Enums aren't used just for the buffers - but everywhere a symbolic constant is needed. Currently, several thousand enum values are assigned (look into your GL.h and the latest glext.h. Note that vendors get allocated their official enum ranges so they can implement vendor-specific extensions wihtout interfering with others - so a 32Bit enum space is not a bad idea. Furthermore, on modern CPU architechtures, using less than 32Bit won't be any more efficient, so this is not a problem performance-wise.
UPDATE:
As Andon M. Coleman pointed out, currently only 16Bit enumerant ranges are beeing allocated. It might be useful to link at the OpenGL Enumerant Allocation Policies, which also has the following remark:
Historically, enumerant values for some single-vendor extensions were allocated in blocks of 1000, beginning with the block [102000,102999] and progressing upward. Values in this range cannot be represented as 16-bit unsigned integers. This imposes a significant and unnecessary performance penalty on some implementations. Such blocks that have already been allocated to vendors will remain allocated unless and until the vendor voluntarily releases the entire block, but no further blocks in this range will be allocated.
Most of these seem to have been removed in favor of 16 Bit values, but 32 Bit values have been in use. In the current glext.h, one still can find some (obsolete) enumerants above 0xffff, like
#ifndef GL_PGI_misc_hints
#define GL_PGI_misc_hints 1
#define GL_PREFER_DOUBLEBUFFER_HINT_PGI 0x1A1F8
#define GL_CONSERVE_MEMORY_HINT_PGI 0x1A1FD
#define GL_RECLAIM_MEMORY_HINT_PGI 0x1A1FE
...
Why would you use a short anyway? What situation would you ever be in that you would even save more than 8k ram (if the reports of near a thousand GLenums is correct) by using a short or uint8_t istead of GLuint for enums and const declarations? Considering the trouble of potential hardware incompatibilities and potential cross platform bugs you would introduce, it's kind of odd to try to save something like 8k ram even in the context of the original 2mb Voodoo3d graphics hardware, much less SGL super-computer-farms OpenGL was created for.

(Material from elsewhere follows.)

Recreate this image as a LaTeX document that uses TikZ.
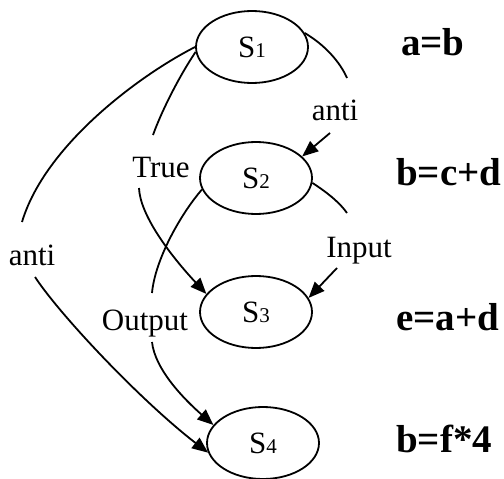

Besides, modern x86 and GPU hardware aligns on 32 or 64 bits at a time, you would actually stall the operation of the CPU/GPU as 24 or 56 bits of the register would have to be zeroed out and THEN read/written to, whereas it could operate on the standard int as soon as it was copied in. From the start of OpenGL compute resources have tended to be more valuable than memory while you might do billions of state changes during a program's life you'd be saving about 10kb (kilobytes) of ram max if you replaced every 32 bit GLuint enum with a uint8_t one. I'm trying so hard not to be extra-cynical right now, heh.
For example, one valid reason for things like uint18_t and the like is for large data buffers/algorithms where data fits in that bit-depth. 1024 ints vs 1024 uint8_t variables on the stack is 8k, are we going to split hairs over 8k? Now consider a 4k raw bitmap image of 4000*2500*32 bits, we're talking a few hundred megs and it would be 8 times the size if we used 64 bit RGBA buffers in the place of standard 8 bit RGBA8 buffers, or quadruple in size if we used 32 bit RGBA encoding. Multiply that by the number of textures open or pictures saved and swapping a bit of cpu operations for all that extra memory makes sense, especially in the context of that type of work.
That is where using a non standard integer type makes sense. Unless you're on a 64k machine or something (like an old-school beeper, good luck running OpenGL on that) system if you're trying to save a few bits of memory on something like a const declaration or reference counter you're just wasting everyone's time.